** begin Extracted information **
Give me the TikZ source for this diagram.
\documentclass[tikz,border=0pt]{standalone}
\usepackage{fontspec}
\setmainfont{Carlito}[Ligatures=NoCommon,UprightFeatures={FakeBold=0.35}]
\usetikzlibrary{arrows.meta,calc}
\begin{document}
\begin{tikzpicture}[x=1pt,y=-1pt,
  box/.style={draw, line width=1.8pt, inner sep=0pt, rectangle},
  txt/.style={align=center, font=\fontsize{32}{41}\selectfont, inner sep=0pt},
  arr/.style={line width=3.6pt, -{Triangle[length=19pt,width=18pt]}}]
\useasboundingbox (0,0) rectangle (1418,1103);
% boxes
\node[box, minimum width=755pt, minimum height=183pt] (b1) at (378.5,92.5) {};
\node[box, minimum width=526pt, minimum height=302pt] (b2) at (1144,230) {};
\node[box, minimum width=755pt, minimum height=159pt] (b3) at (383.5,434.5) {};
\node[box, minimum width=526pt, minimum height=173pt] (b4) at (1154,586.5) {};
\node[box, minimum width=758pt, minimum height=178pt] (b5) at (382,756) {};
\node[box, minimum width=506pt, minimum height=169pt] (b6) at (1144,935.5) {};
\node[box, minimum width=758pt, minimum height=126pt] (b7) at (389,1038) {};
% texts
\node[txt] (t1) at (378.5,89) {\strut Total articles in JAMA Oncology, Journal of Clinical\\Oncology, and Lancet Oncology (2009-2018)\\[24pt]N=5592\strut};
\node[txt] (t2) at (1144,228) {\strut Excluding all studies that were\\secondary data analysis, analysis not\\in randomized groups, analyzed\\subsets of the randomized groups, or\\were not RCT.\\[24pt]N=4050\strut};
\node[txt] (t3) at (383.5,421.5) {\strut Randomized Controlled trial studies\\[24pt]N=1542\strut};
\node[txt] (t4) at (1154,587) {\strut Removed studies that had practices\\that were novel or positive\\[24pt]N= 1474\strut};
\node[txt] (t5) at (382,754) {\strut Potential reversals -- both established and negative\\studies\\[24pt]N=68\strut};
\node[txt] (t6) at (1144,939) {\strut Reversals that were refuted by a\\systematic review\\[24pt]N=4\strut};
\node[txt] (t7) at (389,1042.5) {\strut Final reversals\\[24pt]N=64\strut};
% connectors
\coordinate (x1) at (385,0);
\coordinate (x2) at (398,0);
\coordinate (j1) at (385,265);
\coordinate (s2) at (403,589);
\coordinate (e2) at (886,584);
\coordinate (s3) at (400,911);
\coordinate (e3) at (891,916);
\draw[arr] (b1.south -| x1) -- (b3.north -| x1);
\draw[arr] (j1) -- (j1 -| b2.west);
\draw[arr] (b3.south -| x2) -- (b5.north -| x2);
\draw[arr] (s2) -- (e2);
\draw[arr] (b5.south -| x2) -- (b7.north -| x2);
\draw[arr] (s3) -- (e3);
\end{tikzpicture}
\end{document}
** end Extracted information **
** begin Extracted information **
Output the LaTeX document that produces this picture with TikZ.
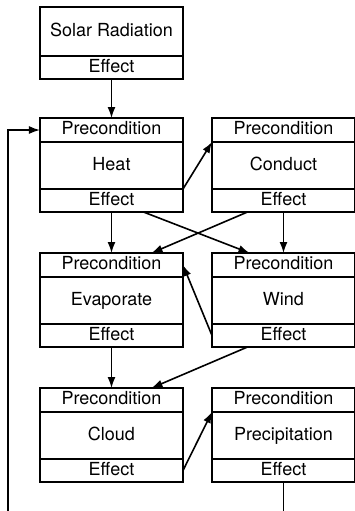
** end Extracted information **
> [Aim]
Across the records above, count the lines holding "this" and reply with that number alone.

> [Output]
2